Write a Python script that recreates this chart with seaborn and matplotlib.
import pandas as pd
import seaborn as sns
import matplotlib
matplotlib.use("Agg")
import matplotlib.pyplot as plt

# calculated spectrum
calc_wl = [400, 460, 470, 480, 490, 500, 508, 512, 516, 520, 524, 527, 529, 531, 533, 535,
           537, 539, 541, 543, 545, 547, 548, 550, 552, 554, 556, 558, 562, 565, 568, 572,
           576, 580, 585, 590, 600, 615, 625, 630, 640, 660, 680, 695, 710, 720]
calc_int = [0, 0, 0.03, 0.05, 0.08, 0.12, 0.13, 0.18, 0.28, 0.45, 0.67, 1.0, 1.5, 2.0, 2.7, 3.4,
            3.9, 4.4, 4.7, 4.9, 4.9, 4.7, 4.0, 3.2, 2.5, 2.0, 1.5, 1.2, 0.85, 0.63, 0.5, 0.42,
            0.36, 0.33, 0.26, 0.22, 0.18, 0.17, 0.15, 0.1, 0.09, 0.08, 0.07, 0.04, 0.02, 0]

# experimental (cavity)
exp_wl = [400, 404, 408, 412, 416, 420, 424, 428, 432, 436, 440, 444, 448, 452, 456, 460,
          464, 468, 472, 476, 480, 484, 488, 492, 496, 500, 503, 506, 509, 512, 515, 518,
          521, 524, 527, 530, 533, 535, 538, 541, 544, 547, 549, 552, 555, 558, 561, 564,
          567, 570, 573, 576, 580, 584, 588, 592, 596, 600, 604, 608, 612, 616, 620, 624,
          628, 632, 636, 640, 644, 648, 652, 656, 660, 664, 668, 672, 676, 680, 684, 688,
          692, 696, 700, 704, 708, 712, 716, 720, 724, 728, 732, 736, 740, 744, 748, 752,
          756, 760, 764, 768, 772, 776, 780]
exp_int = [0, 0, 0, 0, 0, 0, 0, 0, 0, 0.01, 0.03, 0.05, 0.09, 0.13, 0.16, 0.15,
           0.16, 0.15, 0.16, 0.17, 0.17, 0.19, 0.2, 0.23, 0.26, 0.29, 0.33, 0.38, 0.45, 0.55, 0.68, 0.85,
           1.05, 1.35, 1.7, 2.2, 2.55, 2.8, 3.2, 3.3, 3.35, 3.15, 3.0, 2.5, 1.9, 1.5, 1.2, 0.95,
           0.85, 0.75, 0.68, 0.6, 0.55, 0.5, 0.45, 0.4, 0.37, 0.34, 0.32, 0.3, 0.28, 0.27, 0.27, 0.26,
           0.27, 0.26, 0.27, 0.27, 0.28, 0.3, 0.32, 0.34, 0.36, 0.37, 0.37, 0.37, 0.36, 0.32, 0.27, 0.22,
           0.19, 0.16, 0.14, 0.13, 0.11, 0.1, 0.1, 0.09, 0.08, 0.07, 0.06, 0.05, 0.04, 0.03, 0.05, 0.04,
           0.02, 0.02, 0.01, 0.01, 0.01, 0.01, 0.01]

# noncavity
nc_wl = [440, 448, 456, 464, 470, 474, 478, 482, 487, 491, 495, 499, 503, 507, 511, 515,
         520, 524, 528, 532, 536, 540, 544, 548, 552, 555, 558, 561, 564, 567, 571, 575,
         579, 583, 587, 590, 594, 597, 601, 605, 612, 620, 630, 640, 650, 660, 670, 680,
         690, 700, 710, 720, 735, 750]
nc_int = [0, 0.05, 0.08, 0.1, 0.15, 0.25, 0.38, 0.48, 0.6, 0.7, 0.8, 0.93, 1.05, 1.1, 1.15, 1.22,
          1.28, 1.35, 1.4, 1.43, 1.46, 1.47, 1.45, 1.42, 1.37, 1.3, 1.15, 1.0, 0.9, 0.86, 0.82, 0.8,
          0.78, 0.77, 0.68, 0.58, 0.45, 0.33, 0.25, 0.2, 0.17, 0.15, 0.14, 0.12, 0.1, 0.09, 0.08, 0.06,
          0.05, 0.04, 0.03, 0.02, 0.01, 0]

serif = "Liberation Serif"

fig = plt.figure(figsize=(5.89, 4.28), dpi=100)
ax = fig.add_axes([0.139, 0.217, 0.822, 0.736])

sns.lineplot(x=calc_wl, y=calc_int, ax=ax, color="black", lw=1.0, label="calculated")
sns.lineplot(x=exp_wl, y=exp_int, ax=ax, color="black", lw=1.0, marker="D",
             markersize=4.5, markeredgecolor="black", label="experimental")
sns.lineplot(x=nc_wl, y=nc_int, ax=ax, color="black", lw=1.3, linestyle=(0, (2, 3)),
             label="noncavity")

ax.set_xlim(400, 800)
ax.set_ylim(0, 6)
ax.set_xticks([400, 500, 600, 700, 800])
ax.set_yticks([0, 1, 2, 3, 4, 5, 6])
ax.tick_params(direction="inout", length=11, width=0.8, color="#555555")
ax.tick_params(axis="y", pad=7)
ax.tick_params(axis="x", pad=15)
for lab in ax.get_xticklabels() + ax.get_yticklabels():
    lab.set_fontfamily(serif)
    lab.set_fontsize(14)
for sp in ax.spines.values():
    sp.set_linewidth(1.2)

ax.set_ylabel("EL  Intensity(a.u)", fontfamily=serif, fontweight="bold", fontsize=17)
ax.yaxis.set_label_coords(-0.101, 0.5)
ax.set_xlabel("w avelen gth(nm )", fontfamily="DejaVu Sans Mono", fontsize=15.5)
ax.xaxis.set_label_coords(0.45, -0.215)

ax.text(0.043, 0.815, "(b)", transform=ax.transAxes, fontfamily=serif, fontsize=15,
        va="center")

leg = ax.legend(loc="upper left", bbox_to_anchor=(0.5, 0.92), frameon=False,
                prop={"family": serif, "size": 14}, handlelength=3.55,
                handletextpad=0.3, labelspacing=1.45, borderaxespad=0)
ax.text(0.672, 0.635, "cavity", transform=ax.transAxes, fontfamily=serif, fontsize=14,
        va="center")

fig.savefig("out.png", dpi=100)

...

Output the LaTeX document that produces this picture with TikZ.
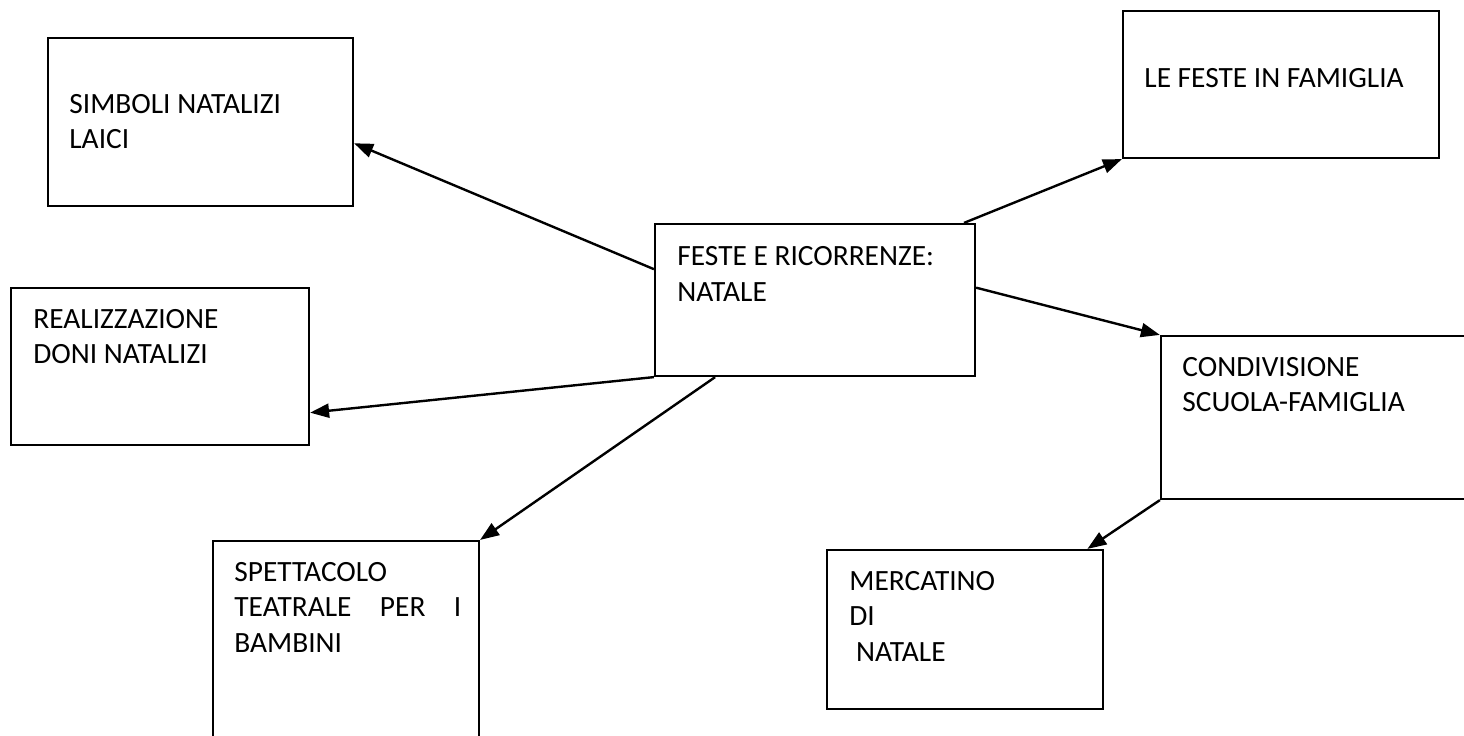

**Objective**
Repeat word for word the lines from the line containing "Write a Python" to the line containing "0.04, 0.02, 0]", both lines included; nothing else should appear.

**The reply**
Write a Python script that recreates this chart with seaborn and matplotlib.
import pandas as pd
import seaborn as sns
import matplotlib
matplotlib.use("Agg")
import matplotlib.pyplot as plt

# calculated spectrum
calc_wl = [400, 460, 470, 480, 490, 500, 508, 512, 516, 520, 524, 527, 529, 531, 533, 535,
           537, 539, 541, 543, 545, 547, 548, 550, 552, 554, 556, 558, 562, 565, 568, 572,
           576, 580, 585, 590, 600, 615, 625, 630, 640, 660, 680, 695, 710, 720]
calc_int = [0, 0, 0.03, 0.05, 0.08, 0.12, 0.13, 0.18, 0.28, 0.45, 0.67, 1.0, 1.5, 2.0, 2.7, 3.4,
            3.9, 4.4, 4.7, 4.9, 4.9, 4.7, 4.0, 3.2, 2.5, 2.0, 1.5, 1.2, 0.85, 0.63, 0.5, 0.42,
            0.36, 0.33, 0.26, 0.22, 0.18, 0.17, 0.15, 0.1, 0.09, 0.08, 0.07, 0.04, 0.02, 0]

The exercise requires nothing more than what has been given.